Ermione, ossia il virtuosismo tragico.
L’opera di Rossini, nel duecentesimo anniversario della prima, torna sul palcoscenico del Teatro di San Carlo in un nuovo allestimento.
Alcune notazioni su questa singolare partitura, in attesa dell’andata in scena.
Di Alessandro Mormile
Rossini fu profeta di se stesso quando affermò – secondo quanto scritto nella biografia di Léon e Marie Escudier (1854) – che Ermione “è il mio piccolo “Guillaume Tell” in italiano, ed esso non vedrà la luce del giorno fino a dopo alla mia morte”. Dopo il contrastato esito della prima, il pesarese, a differenza di come avvenuto in altre opere del periodo napoletano, non pose più mano alla partitura: non provò neanche a rielaborarla per le scene francesi, come fatto con Mosè in Egitto e Maometto II, e se si predispose a farlo (per Londra con l’Ugo re d’Italia) il progetto non andò a buon fine. Cosa frenava l’autore di musica così straordinaria dall’abbandonare ad un destino d’oblio un’opera che oggi è invece considerata un capolavoro, e che le riprese della metà degli anni Ottanta del secolo scorso hanno rivelato essere come uno dei frutti compositivi più interessanti della sua parabola creativa? Forse la consapevolezza che il pubblico non fosse ancora “maturo” per comprendere l’originalità di un lavoro che si allontanava dai gusti del tempo. E dire che negli anni della Restaurazione, Rossini fu fra i compositori più popolari ed amati della sua epoca.
Nel corso della permanenza al San Carlo di Napoli, quando il suo genio creativo ebbe la possibilità di dispiegarsi al meglio in un susseguirsi incalzante di produttività compositiva (grazie al sostegno dell’impresario Domenico Barbaja e alla presenza di cantanti di eccelso valore, fra cui l’inseparabile Isabella Colbran), Rossini regalò al pubblico partenopeo opere serie di valore assoluto e, soprattutto, sperimentò con esse nuove tendenze indirizzate a perseguire una valenza drammatica più pregnante, pur se assoggetta alla immancabile belcantismo che sempre contraddistingue la sua vena operistica.

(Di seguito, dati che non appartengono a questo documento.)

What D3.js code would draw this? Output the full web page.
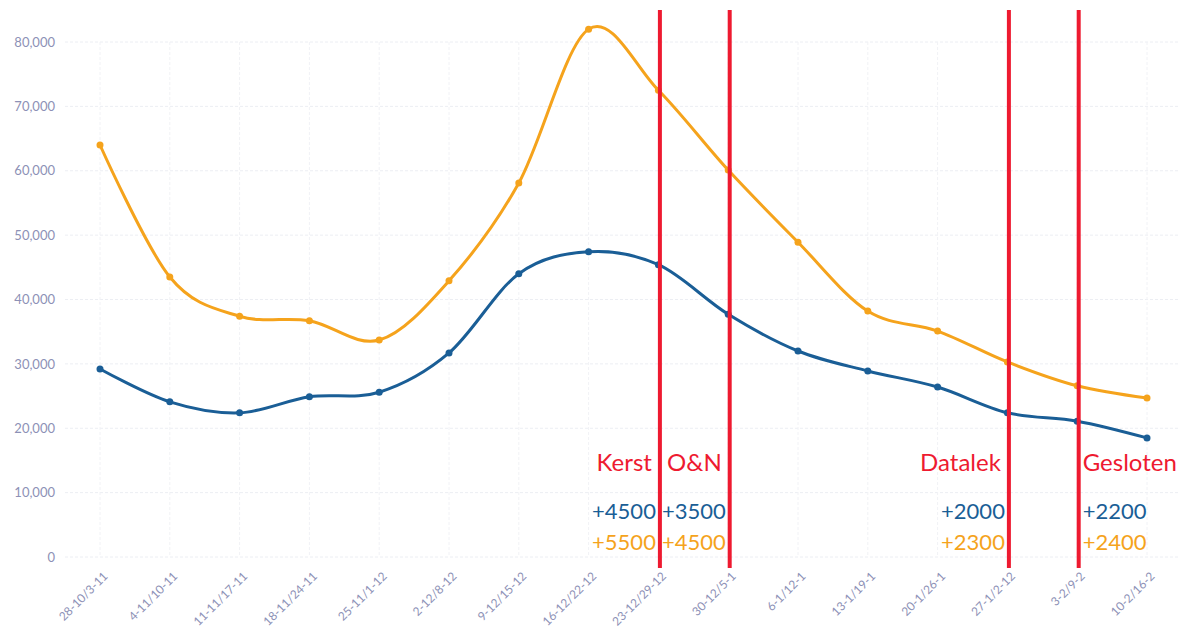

Se si osserva la partitura di Ermione con giusta attenzione, esaminandola dopo che la moderna “Rossini renaissance” ha fatto il suo corso avvalendosi degli studi musicologici della Fondazione Rossini e del contributo imprescindibile e prezioso del Rossini Opera Festival, molti malintesi destati al suo apparire sulle scene napoletane il 27 marzo 1819 si sciolgono come ghiaccio al sole. Tutto viene rimesso in discussione, compreso il giudizio che Stendhal diede dell’opera nella sua “Vita di Rossini” affermando che “Ermione era un tentativo. Rossini, per cambiare, aveva voluto avvicinarsi al genere del declamato dato ai francesi di Gluck”, facendo così intendere che, attraverso le nervature espressive di tale partitura, potesse rivivere una novella tragédie-lyrique. Lo si evince non solo esaminando la struttura dell’opera, ma anche il soggetto di un libretto che Andrea Leone Tottola trasse dalla tragedia Andromaque di Racine, datata 1667, a sua volta basato sulla Andromaca di Euripide.

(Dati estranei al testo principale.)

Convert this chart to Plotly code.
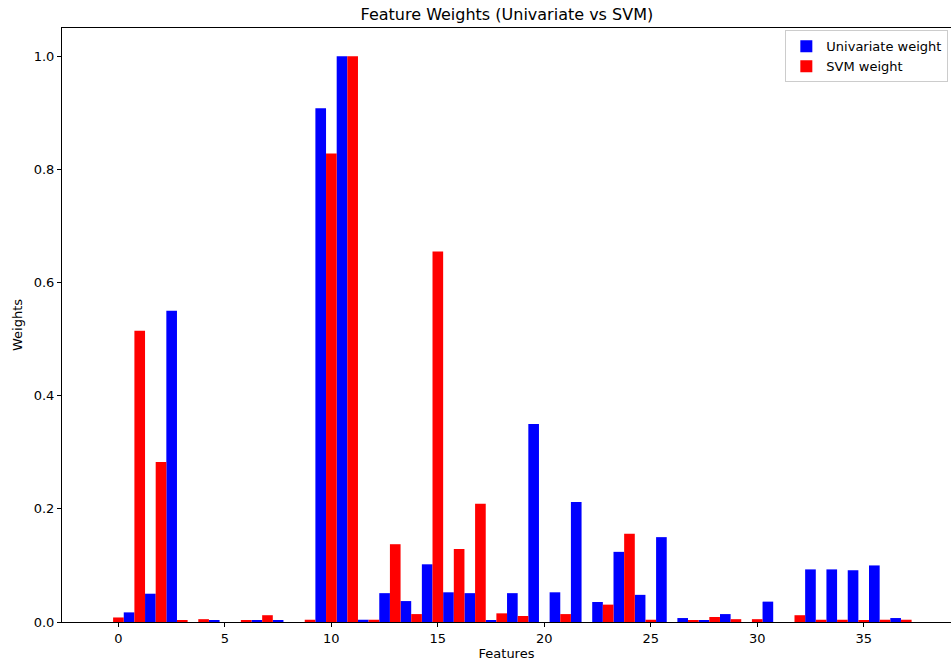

Siamo dinanzi ad un argomento sul quale pesa un concatenamento di eventi che hanno preceduto i protagonisti, segnando già a priori il loto destino. I personaggi di Ermione sono infatti eroi della rovinosa ed appena conclusa guerra di Troia, costretti a subire le conseguenze dell’agire dei loro genitori. Pirro, figlio di Achille e re dell’Epiro, nonostante abbia promesso di sposare Ermione, è preso da amore per Andromaca, vedova di Ettore con il quale la donna ha procreato Astianatte, il solo superstite della regale stirpe troiana. Anche Ermione, figlia di Menelao e della bella Elena (colei che ha causato la guerra per essersi invaghita di Paride fuggendo a Troia sotto la protezione di Priamo), ama Pirro. Andromaca per proteggere il figliolo Astianatte dai greci che ne vogliono la morte, finge di accettare di sposare Pirro, pronta poi a darsi la morte. Oreste, invece, già colpevole, su istigazione della sorella Elettra, della morte di Clitennestra e del di lei amante Egisto (a loro volta rei dell’uccisione di Agamennone), ama non corrisposto Ermione. Pur di unirsi a lei, gelosa di Andromaca, Oreste è però pronto a macchiarsi di un nuovo delitto accettando di ammazzare Pirro. Compiuto l’omicidio, l’uomo si presenta poi dinanzi ad Ermione quasi in preda ad un collasso psicologico con il pugnale ancora intriso di sangue. Siamo al gran finale, quando la protagonista invoca le Erinni, che puniscono l’autore del delitto da lei stessa indotto e del quale si è subito pentita, e mentre Pilade e i suoi trascinano via Oreste per sottrarlo all’ira del popolo, Ermione cade a terra svenuta (nella tragedia di Racine, invece, la protagonista si toglie la vita).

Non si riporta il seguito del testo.